WHAT THE TASK REQUIRES
Retype each line of the material exactly, please, skipping any picture in it.
>> START
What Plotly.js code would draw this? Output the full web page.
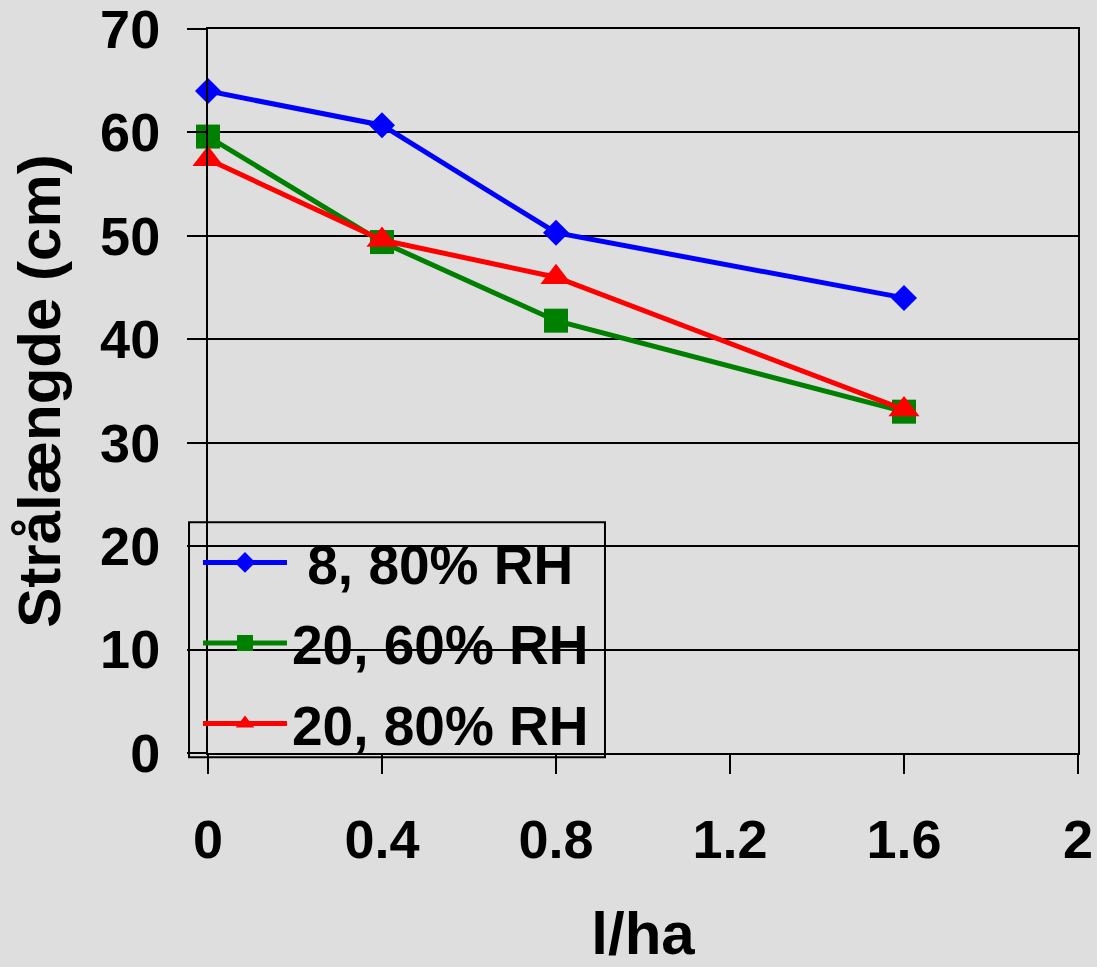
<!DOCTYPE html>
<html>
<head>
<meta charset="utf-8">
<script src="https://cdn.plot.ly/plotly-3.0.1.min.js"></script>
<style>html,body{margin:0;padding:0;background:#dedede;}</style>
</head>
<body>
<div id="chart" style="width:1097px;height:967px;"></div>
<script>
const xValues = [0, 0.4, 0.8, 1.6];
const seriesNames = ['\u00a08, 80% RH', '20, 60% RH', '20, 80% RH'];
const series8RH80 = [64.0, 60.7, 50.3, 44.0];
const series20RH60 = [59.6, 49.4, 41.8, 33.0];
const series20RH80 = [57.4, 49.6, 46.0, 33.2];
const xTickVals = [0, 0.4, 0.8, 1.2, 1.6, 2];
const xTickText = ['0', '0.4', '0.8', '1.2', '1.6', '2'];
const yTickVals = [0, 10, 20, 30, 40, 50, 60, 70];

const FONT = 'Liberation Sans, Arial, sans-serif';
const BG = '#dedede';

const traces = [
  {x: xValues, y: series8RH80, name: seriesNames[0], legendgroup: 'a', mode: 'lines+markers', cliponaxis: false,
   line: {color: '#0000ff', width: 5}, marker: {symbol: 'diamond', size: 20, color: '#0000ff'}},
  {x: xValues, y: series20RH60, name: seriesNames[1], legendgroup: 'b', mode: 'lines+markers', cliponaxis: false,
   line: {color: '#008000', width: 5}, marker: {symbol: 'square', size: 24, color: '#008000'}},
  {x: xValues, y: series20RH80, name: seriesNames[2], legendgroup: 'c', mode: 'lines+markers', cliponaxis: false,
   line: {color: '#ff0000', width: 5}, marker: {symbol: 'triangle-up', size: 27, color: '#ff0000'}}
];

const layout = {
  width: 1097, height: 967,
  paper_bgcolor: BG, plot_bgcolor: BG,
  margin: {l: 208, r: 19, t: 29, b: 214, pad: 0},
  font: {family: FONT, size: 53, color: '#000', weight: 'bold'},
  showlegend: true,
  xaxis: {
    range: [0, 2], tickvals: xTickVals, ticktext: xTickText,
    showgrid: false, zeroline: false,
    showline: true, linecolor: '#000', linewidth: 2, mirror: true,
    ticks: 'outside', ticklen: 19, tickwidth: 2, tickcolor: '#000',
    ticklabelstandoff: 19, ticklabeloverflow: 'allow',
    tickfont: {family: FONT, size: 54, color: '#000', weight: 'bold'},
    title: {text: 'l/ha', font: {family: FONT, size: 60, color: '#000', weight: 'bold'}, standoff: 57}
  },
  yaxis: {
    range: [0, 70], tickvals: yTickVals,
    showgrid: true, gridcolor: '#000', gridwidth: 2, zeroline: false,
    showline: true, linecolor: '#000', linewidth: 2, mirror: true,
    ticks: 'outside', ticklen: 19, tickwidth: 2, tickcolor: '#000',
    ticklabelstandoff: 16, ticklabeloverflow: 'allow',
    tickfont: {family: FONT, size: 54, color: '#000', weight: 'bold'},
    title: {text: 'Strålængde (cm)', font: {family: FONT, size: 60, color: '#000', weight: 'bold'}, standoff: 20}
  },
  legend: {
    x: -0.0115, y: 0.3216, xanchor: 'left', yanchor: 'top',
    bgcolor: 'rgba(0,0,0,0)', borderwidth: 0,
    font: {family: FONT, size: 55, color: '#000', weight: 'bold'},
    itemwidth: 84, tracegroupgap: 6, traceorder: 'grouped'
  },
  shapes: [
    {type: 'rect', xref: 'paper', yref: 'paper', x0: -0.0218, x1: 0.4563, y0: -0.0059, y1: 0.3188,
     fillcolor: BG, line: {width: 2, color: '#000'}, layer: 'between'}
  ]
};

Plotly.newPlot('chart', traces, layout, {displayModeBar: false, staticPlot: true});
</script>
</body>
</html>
>> END
THE OUTPUT
What Plotly.js code would draw this? Output the full web page.
<!DOCTYPE html>
<html>
<head>
<meta charset="utf-8">
<script src="https://cdn.plot.ly/plotly-3.0.1.min.js"></script>
<style>html,body{margin:0;padding:0;background:#dedede;}</style>
</head>
<body>
<div id="chart" style="width:1097px;height:967px;"></div>
<script>
const xValues = [0, 0.4, 0.8, 1.6];
const seriesNames = ['\u00a08, 80% RH', '20, 60% RH', '20, 80% RH'];
const series8RH80 = [64.0, 60.7, 50.3, 44.0];
const series20RH60 = [59.6, 49.4, 41.8, 33.0];
const series20RH80 = [57.4, 49.6, 46.0, 33.2];
const xTickVals = [0, 0.4, 0.8, 1.2, 1.6, 2];
const xTickText = ['0', '0.4', '0.8', '1.2', '1.6', '2'];
const yTickVals = [0, 10, 20, 30, 40, 50, 60, 70];

const FONT = 'Liberation Sans, Arial, sans-serif';
const BG = '#dedede';

const traces = [
  {x: xValues, y: series8RH80, name: seriesNames[0], legendgroup: 'a', mode: 'lines+markers', cliponaxis: false,
   line: {color: '#0000ff', width: 5}, marker: {symbol: 'diamond', size: 20, color: '#0000ff'}},
  {x: xValues, y: series20RH60, name: seriesNames[1], legendgroup: 'b', mode: 'lines+markers', cliponaxis: false,
   line: {color: '#008000', width: 5}, marker: {symbol: 'square', size: 24, color: '#008000'}},
  {x: xValues, y: series20RH80, name: seriesNames[2], legendgroup: 'c', mode: 'lines+markers', cliponaxis: false,
   line: {color: '#ff0000', width: 5}, marker: {symbol: 'triangle-up', size: 27, color: '#ff0000'}}
];

const layout = {
  width: 1097, height: 967,
  paper_bgcolor: BG, plot_bgcolor: BG,
  margin: {l: 208, r: 19, t: 29, b: 214, pad: 0},
  font: {family: FONT, size: 53, color: '#000', weight: 'bold'},
  showlegend: true,
  xaxis: {
    range: [0, 2], tickvals: xTickVals, ticktext: xTickText,
    showgrid: false, zeroline: false,
    showline: true, linecolor: '#000', linewidth: 2, mirror: true,
    ticks: 'outside', ticklen: 19, tickwidth: 2, tickcolor: '#000',
    ticklabelstandoff: 19, ticklabeloverflow: 'allow',
    tickfont: {family: FONT, size: 54, color: '#000', weight: 'bold'},
    title: {text: 'l/ha', font: {family: FONT, size: 60, color: '#000', weight: 'bold'}, standoff: 57}
  },
  yaxis: {
    range: [0, 70], tickvals: yTickVals,
    showgrid: true, gridcolor: '#000', gridwidth: 2, zeroline: false,
    showline: true, linecolor: '#000', linewidth: 2, mirror: true,
    ticks: 'outside', ticklen: 19, tickwidth: 2, tickcolor: '#000',
    ticklabelstandoff: 16, ticklabeloverflow: 'allow',
    tickfont: {family: FONT, size: 54, color: '#000', weight: 'bold'},
    title: {text: 'Strålængde (cm)', font: {family: FONT, size: 60, color: '#000', weight: 'bold'}, standoff: 20}
  },
  legend: {
    x: -0.0115, y: 0.3216, xanchor: 'left', yanchor: 'top',
    bgcolor: 'rgba(0,0,0,0)', borderwidth: 0,
    font: {family: FONT, size: 55, color: '#000', weight: 'bold'},
    itemwidth: 84, tracegroupgap: 6, traceorder: 'grouped'
  },
  shapes: [
    {type: 'rect', xref: 'paper', yref: 'paper', x0: -0.0218, x1: 0.4563, y0: -0.0059, y1: 0.3188,
     fillcolor: BG, line: {width: 2, color: '#000'}, layer: 'between'}
  ]
};

Plotly.newPlot('chart', traces, layout, {displayModeBar: false, staticPlot: true});
</script>
</body>
</html>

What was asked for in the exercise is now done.